Set task = From the first line of the data down to and including the line with "var gammaTicks = [0, 50, 100, 150, 200, 250, 300];", copy everything exactly, leaving out pictures.
[begin Dataset section]
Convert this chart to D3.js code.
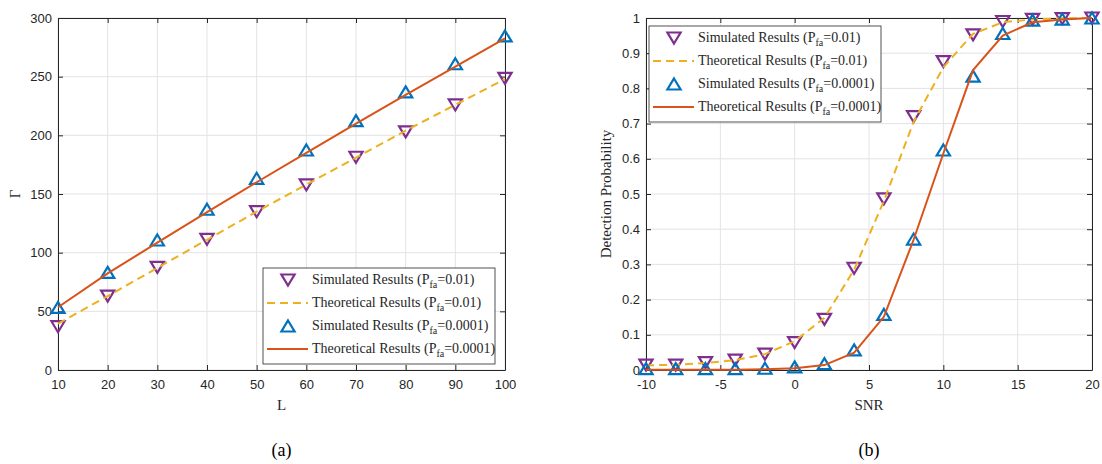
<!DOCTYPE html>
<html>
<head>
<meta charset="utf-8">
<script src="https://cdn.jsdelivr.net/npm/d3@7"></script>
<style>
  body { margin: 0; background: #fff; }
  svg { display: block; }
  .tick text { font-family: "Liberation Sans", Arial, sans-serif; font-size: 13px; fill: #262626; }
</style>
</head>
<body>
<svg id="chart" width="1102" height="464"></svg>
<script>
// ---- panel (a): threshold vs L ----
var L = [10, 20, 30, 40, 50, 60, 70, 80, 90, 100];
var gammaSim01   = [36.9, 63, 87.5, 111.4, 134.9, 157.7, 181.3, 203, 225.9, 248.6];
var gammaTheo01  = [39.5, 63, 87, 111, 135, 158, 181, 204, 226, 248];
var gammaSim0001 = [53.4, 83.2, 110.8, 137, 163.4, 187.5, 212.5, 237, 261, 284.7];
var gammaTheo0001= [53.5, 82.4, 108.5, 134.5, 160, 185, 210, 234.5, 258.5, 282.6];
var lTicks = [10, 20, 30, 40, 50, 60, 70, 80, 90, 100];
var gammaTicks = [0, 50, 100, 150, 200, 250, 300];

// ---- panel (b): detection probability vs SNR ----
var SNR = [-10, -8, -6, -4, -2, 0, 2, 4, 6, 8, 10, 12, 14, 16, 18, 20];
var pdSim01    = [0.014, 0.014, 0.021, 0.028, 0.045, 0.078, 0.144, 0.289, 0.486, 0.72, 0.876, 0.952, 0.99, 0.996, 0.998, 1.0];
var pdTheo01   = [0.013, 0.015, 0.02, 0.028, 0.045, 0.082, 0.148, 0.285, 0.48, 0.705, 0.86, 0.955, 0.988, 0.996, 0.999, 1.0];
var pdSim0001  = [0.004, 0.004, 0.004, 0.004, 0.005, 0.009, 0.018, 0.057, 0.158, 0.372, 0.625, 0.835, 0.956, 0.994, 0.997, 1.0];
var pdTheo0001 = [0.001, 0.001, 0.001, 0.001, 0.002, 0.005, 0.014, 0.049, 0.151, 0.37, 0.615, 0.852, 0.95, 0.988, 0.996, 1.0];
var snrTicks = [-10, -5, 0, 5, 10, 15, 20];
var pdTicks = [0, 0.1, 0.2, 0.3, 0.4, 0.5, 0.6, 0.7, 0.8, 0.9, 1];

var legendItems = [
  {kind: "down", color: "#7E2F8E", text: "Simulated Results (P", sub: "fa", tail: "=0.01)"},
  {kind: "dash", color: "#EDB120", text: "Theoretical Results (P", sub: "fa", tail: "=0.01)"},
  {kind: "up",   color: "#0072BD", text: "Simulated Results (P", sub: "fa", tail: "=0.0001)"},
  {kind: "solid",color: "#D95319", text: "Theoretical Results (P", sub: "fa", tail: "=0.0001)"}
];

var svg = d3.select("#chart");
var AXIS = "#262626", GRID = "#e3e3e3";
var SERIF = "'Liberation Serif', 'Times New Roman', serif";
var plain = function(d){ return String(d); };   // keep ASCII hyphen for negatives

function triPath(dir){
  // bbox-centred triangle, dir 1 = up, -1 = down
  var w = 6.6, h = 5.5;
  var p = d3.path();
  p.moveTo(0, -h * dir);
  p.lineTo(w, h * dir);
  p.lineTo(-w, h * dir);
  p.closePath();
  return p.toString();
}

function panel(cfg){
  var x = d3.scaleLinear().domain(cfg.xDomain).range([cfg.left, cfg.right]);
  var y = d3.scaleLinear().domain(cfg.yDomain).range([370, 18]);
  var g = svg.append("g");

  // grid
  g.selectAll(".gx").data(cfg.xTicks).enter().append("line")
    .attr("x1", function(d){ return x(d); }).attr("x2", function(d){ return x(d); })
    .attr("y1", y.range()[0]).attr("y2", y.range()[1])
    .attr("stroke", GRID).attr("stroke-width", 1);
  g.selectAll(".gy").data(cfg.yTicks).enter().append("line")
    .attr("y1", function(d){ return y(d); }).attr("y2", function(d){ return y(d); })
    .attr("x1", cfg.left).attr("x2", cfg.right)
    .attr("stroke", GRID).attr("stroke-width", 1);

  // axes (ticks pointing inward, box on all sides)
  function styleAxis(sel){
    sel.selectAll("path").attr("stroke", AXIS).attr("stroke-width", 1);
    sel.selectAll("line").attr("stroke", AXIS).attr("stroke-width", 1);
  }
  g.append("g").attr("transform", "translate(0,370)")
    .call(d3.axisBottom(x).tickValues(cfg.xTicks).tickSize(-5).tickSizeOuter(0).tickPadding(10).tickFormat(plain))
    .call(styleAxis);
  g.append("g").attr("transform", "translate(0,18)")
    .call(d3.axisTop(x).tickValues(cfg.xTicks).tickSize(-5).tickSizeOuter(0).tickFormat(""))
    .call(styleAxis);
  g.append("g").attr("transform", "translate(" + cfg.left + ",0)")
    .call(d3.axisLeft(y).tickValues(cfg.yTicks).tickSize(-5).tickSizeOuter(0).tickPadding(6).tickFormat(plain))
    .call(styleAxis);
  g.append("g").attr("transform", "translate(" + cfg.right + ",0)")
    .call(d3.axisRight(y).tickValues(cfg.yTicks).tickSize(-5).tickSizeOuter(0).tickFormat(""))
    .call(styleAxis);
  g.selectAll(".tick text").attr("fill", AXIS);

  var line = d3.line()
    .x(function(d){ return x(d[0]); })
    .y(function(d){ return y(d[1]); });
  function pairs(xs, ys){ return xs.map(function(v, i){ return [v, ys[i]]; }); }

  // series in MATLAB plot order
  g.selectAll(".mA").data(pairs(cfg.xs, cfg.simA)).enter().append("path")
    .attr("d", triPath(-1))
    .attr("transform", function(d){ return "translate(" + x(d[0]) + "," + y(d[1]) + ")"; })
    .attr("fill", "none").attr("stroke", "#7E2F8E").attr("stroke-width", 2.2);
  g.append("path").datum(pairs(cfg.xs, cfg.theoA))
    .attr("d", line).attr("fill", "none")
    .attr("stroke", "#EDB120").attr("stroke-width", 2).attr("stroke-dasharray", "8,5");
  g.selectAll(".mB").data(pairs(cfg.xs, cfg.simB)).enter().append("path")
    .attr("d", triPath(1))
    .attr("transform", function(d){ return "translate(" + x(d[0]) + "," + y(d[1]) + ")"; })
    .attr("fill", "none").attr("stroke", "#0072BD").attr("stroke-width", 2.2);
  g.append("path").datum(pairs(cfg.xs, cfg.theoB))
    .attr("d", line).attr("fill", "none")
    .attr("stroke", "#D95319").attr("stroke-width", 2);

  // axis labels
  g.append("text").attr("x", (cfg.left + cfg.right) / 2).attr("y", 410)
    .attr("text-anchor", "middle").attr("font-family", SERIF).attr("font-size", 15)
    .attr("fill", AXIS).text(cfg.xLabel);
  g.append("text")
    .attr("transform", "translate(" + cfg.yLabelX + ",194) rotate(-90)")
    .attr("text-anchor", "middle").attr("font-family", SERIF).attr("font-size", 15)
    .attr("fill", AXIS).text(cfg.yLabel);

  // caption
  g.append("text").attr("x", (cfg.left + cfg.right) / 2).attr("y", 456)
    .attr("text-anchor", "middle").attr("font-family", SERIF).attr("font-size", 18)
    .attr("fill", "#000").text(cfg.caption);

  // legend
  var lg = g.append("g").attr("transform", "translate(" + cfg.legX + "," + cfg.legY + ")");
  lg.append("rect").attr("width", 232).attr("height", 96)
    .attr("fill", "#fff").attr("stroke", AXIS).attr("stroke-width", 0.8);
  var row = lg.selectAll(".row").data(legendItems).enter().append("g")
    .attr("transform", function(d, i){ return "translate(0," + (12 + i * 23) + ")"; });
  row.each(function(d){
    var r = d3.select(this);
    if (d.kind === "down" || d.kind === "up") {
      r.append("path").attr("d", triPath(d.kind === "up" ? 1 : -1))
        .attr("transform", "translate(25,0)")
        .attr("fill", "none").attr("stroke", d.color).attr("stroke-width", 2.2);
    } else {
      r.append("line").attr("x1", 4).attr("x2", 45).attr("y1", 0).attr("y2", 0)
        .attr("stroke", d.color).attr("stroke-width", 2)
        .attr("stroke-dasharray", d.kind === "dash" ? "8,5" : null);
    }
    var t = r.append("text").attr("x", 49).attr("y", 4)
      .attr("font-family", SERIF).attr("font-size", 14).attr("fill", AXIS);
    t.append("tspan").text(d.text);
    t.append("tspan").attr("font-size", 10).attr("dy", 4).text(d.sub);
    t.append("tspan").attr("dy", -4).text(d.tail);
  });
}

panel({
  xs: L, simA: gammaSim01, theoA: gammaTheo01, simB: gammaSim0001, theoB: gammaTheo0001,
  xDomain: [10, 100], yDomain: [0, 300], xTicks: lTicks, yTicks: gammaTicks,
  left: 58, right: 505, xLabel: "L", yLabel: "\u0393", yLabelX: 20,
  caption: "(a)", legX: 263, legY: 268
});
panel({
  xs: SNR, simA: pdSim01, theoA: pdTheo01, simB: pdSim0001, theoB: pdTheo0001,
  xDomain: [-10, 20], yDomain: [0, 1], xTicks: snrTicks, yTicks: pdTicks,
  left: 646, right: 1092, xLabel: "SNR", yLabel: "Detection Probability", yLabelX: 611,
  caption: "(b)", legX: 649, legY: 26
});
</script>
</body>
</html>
[end Dataset section]
Correct response =
Convert this chart to D3.js code.
<!DOCTYPE html>
<html>
<head>
<meta charset="utf-8">
<script src="https://cdn.jsdelivr.net/npm/d3@7"></script>
<style>
  body { margin: 0; background: #fff; }
  svg { display: block; }
  .tick text { font-family: "Liberation Sans", Arial, sans-serif; font-size: 13px; fill: #262626; }
</style>
</head>
<body>
<svg id="chart" width="1102" height="464"></svg>
<script>
// ---- panel (a): threshold vs L ----
var L = [10, 20, 30, 40, 50, 60, 70, 80, 90, 100];
var gammaSim01   = [36.9, 63, 87.5, 111.4, 134.9, 157.7, 181.3, 203, 225.9, 248.6];
var gammaTheo01  = [39.5, 63, 87, 111, 135, 158, 181, 204, 226, 248];
var gammaSim0001 = [53.4, 83.2, 110.8, 137, 163.4, 187.5, 212.5, 237, 261, 284.7];
var gammaTheo0001= [53.5, 82.4, 108.5, 134.5, 160, 185, 210, 234.5, 258.5, 282.6];
var lTicks = [10, 20, 30, 40, 50, 60, 70, 80, 90, 100];
var gammaTicks = [0, 50, 100, 150, 200, 250, 300];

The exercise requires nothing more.